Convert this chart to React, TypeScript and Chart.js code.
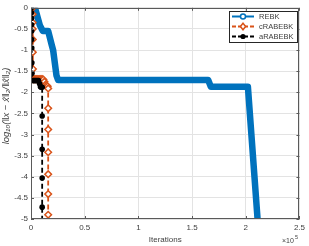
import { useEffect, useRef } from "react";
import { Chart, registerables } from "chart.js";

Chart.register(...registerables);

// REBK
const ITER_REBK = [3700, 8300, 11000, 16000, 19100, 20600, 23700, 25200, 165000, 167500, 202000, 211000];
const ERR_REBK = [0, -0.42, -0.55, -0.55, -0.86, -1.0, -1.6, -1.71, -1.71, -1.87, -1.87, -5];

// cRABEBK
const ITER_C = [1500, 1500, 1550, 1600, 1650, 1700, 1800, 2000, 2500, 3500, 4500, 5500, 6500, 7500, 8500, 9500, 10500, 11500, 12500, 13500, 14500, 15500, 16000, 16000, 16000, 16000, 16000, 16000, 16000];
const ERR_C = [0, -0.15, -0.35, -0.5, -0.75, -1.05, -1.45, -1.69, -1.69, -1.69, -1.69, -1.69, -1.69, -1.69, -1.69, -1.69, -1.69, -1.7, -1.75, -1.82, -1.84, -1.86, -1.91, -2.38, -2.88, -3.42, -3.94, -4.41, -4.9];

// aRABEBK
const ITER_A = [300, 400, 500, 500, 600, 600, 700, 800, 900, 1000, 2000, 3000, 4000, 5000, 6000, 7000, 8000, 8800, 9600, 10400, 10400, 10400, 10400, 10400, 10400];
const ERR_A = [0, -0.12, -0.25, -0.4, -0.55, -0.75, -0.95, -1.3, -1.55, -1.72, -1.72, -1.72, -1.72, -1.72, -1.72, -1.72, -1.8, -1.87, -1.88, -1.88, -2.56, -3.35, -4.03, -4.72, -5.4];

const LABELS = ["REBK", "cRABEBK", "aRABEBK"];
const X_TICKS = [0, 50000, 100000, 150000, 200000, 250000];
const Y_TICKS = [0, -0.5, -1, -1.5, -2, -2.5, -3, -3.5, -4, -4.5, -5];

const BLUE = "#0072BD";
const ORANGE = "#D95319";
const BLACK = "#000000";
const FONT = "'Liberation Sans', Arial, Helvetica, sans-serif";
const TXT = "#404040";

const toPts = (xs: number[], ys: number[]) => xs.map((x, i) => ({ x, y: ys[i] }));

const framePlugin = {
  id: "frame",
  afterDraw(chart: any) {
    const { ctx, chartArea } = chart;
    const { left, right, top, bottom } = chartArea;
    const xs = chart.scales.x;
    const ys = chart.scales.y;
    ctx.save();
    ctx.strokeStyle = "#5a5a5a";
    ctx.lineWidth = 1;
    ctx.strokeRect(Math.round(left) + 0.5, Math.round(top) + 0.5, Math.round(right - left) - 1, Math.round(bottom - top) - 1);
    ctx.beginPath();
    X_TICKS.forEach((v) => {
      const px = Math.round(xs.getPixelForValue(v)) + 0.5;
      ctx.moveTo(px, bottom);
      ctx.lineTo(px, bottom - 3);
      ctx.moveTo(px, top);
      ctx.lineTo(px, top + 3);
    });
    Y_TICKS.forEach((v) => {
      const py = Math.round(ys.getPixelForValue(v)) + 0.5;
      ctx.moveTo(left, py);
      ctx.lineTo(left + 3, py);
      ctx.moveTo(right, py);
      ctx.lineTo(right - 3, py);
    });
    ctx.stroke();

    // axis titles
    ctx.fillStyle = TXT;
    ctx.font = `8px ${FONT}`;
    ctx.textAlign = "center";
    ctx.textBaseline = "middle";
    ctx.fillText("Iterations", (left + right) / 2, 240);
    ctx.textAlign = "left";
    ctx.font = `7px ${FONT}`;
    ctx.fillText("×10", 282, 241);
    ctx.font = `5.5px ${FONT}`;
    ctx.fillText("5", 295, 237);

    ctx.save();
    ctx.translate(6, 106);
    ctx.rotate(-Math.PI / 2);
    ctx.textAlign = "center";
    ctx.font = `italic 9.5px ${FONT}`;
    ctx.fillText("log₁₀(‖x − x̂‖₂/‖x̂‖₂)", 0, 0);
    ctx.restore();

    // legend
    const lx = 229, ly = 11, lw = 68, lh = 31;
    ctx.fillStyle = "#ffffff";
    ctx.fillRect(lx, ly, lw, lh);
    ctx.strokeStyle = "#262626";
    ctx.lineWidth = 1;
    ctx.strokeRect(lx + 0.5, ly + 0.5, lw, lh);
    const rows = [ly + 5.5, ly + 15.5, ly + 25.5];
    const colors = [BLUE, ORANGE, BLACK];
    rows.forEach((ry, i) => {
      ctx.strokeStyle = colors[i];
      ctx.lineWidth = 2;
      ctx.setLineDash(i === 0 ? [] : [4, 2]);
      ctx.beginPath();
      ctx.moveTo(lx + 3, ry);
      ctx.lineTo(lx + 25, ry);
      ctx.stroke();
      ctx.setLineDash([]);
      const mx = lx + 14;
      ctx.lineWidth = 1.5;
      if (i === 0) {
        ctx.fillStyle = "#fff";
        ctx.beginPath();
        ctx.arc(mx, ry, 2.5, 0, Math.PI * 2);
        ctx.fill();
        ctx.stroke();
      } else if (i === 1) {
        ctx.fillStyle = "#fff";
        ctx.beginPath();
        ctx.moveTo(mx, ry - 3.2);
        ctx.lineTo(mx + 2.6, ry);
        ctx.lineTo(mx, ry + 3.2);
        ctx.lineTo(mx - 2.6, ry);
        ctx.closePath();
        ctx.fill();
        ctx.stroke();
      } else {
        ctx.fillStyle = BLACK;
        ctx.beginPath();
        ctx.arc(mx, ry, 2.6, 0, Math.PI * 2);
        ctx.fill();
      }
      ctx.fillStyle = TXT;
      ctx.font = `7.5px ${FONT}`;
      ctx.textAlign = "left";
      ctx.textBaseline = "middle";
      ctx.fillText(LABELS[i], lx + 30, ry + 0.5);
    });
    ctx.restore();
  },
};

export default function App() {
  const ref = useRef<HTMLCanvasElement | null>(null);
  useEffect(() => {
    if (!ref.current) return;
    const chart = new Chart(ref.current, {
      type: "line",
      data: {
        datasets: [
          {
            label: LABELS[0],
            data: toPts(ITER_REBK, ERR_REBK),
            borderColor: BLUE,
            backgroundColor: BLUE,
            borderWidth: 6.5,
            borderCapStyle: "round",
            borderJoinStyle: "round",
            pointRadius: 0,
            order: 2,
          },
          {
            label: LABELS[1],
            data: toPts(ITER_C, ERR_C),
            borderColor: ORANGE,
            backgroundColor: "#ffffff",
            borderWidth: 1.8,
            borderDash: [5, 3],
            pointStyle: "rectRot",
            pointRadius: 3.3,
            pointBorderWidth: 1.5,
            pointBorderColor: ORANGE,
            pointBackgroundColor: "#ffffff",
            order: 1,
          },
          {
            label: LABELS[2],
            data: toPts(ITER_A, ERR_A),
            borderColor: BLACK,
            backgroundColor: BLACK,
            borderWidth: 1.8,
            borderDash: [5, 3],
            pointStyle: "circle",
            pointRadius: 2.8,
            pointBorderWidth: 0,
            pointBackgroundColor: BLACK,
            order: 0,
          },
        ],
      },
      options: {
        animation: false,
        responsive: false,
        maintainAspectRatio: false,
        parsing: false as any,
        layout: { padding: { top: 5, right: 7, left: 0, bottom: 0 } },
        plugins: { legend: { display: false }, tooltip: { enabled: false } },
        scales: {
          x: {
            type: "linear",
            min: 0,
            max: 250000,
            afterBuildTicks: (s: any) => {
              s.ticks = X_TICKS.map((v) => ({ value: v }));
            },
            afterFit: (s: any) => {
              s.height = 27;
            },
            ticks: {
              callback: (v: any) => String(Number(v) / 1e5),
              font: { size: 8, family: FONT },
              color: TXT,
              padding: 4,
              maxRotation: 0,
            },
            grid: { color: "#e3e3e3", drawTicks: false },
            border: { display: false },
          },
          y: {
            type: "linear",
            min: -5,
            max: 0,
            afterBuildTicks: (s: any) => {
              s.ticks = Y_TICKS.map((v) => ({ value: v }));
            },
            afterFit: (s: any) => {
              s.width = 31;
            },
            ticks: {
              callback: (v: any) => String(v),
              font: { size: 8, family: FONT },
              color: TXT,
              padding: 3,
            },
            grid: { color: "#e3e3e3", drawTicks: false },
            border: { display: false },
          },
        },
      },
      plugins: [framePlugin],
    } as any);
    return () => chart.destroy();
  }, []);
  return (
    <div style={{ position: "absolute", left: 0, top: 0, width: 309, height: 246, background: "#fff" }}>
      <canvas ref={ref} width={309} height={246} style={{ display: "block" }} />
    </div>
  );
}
⁂
=== DIRECTION ===
Copy exactly the lines running from the beginning of the listing through the line that has "-1.87, -1.87, -5];". Drop the pictures.

=== TASK RESULT ===
Convert this chart to React, TypeScript and Chart.js code.
import { useEffect, useRef } from "react";
import { Chart, registerables } from "chart.js";

Chart.register(...registerables);

// REBK
const ITER_REBK = [3700, 8300, 11000, 16000, 19100, 20600, 23700, 25200, 165000, 167500, 202000, 211000];
const ERR_REBK = [0, -0.42, -0.55, -0.55, -0.86, -1.0, -1.6, -1.71, -1.71, -1.87, -1.87, -5];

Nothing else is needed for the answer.